The props are mostly cardboard, the costume choices inexplicable, the cast list ludicrously swollen and the lines barely learnt. Chaos reigns and each of these gang shows glories in its own lack of polish.

Brittain had to contend with this sort of mindset when helping Kearns finesse his two previous shows – 2013’s Sight Gags for Perverts and last year’s Shtick. And Brittain has a busy Fringe ahead this year too. As well as a re-run of Margaret Thatcher Queen of Soho, which he co-wrote with its power-dressed star Matt Tedford (another old uni friend and Weirdos newbie), he is directing stand-up by Tom Allen, James Wilson-Taylor’s superhero tribute Bat-Fan, plus his own play What Would Spock Do?

The latter two, a comedy guide to the caped crusader and the love story of a closet Trekkie, speak to his fascination not only with the two franchises in all their naff splendour, but also with the way fandom becomes a part of one’s identity. Brittain’s in the business of bringing coherence to comedy, and yet he speaks with something like awe about the Weirdos’ nonsense group projects—"They’re so long!”—and he even appeared in their recent Harry Potter pastiche.

What happens, though, when there’s no safety in numbers and it’s up to a solo act to earn the crowd’s indulgence? One of the dozen-plus affiliates grappling with that task this August is Pat Cahill, another of the old UEA contingent, whose Panjandrum is a showcase of "neo music hall" inspired by an old wartime LP. He calls it a “daft one-man Dad’s Army”. Sample song titles? ‘Granny's Gone and Lost Her Fanny’ and ‘Put the Gun Down, You Naughty Boy’. Make no mistake: this will be extremely stupid. But often the appeal of material like this, says Cahill, lies between the lines.

“The thing I like about any absurd stuff is you've got to see the pain and the reality of where it's come from. You know that there's some reason that bloke—or lady—has decided to put that on his head, or to move in that way," he explains. "It's that unsaid ‘there's something going on in there with him’. We're never going to know and we never really want to, we just have to see the end result.”

That was certainly part of what excited critics about Kearns: the undercurrent of real melancholy beneath all the pissing about. Brice and Larter are wary of the suggestion that this might apply to their own work—that it’s anything more or less than silly—and so drown it out by lapsing into squawking impressions of Kearns.

“Samuel Beckett? It’s a wig and teeth, mate,” scoffs Larter. Eventually, they concede that Brice’s centrepiece character, Eric Meat, might have absorbed the “politeness and frustration” of figures from Brice's youth. Still, the aim is to amp up the foolishness to the point that you’ll be laughing too hard to notice.
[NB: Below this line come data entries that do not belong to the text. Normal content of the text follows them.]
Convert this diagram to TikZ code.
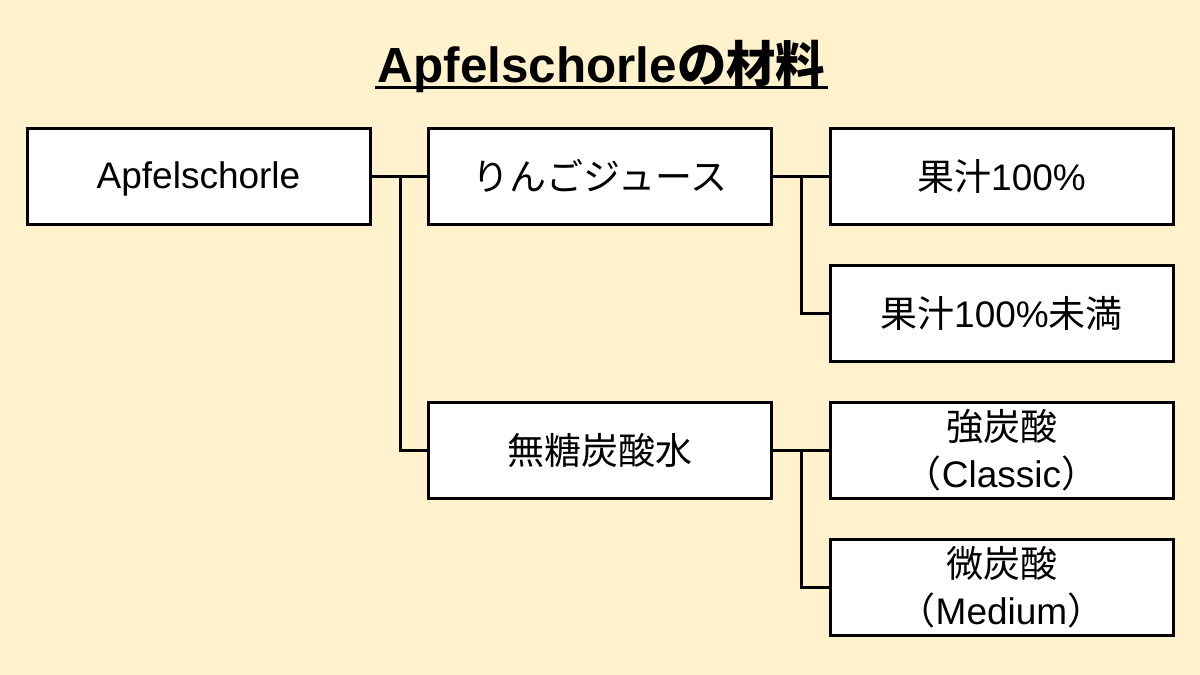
\documentclass[tikz,border=0pt]{standalone}
\usepackage{fontspec}
\setmainfont{Liberation Sans}
\newfontfamily\jp{Noto Sans CJK JP}
\usetikzlibrary{calc}
\definecolor{bgc}{HTML}{FFF2CC}
\tikzset{
  box/.style={draw=black, fill=white, line width=1.5pt, minimum width=171.5pt, minimum height=48pt, inner sep=0pt, align=center, font=\fontsize{18.5}{23.5}\selectfont},
  conn/.style={draw=black, line width=1.5pt},
}
\begin{document}
\begin{tikzpicture}[x=0.5pt,y=-0.5pt]
\fill[bgc] (0,0) rectangle (1200,675);
\useasboundingbox (0,0) rectangle (1200,675);
\node[anchor=base, inner sep=0pt, font=\fontsize{24.7}{28}\selectfont\bfseries] (title) at (601.5,82) {Apfelschorle{\jp の材料}};
\draw[line width=1.5pt] ($(title.base west)+(-2,5)$) coordinate (ul1) -- ($(title.base east)+(2,5)$) coordinate (ul2);
\node[box] (A) at (198.5,176) {\raisebox{-1.5pt}{Apfelschorle}\vphantom{\jp 果}};
\node[box] (B) at (600,176) {\jp りんごジュース};
\node[box] (C1) at (1001.5,176) {{\jp 果汁}100\%};
\node[box] (C2) at (1001.5,313) {{\jp 果汁}100\%{\jp 未満}};
\node[box] (D) at (600,450) {\jp 無糖炭酸水};
\node[box] (E1) at (1001.5,450) {{\jp 強炭酸}\\{\jp （}Classic{\jp ）}};
\node[box] (E2) at (1001.5,587) {{\jp 微炭酸}\\{\jp （}Medium{\jp ）}};
\coordinate (j1) at (400,176);
\coordinate (j2) at (801,176);
\coordinate (j3) at (801,450);
\draw[conn] (A.east) -- (B.west);
\draw[conn] (j1) |- (D.west);
\draw[conn] (B.east) -- (C1.west);
\draw[conn] (j2) |- (C2.west);
\draw[conn] (D.east) -- (E1.west);
\draw[conn] (j3) |- (E2.west);
\end{tikzpicture}
\end{document}
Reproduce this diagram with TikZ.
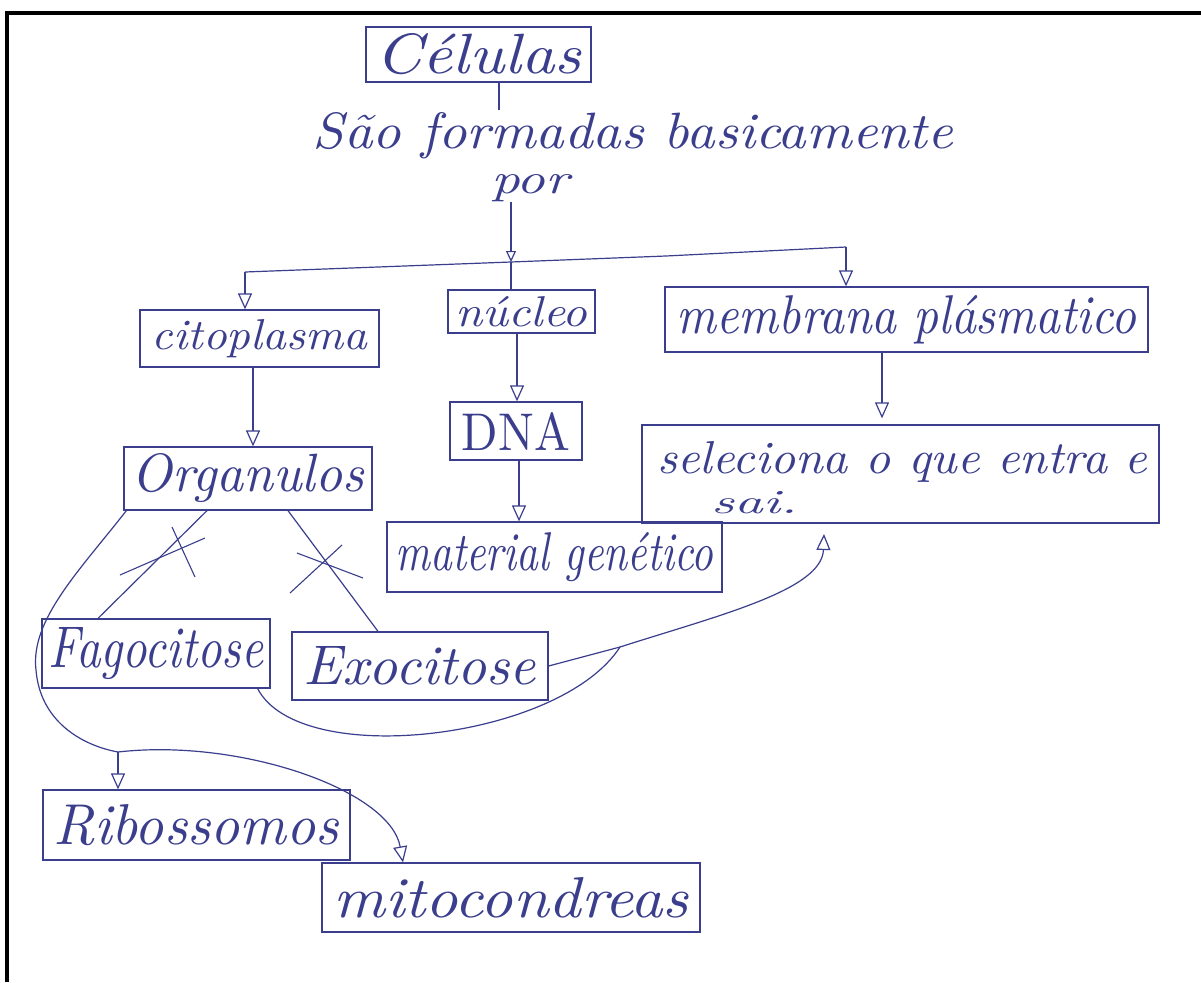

Different priorities inform Beth Vyse’s As Funny as Cancer, in which real life, unusually for her, will be front and centre. Her style, which she calls “big and grotesque”, developed over three solo hours populated by theatre dahlings and daytime TV hosts. All this began when she left behind a past life as a “proper actor”—Royal Shakespeare Company and all—after discovering a tumour in her breast.

“I kind of went, ‘fuck it, what am I waiting for?’” she says. “I just started developing my own stuff and being braver, taking more risks.” Only now, several years on, is she addressing her cancer directly – taking the high-stakes, prop-strewn absurdism that was inspired by her newfound perspective, and juxtaposing it with cathartic tales of mortal fear, heartbreak and, happily, remission.

Vyse, like her fellow Weirdos, stresses that they’re a stylistically diverse bunch. They range from the low-key (Mark Stephenson) to the truly anarchic (Holly Burn). But what seems to unite them, other than friendship, is a determination to experiment and leave it to the audience to catch up. Brittain says that, for all that Kearns shares this tendency, during those pivotal two years he became like “a runner with his head down”. Could another of this rabble muster that same focus and find themselves with a bonafide hit? As anyone who's witnessed the haphazard mania of a 'Weirdos' gig could tell you, stranger things have happened.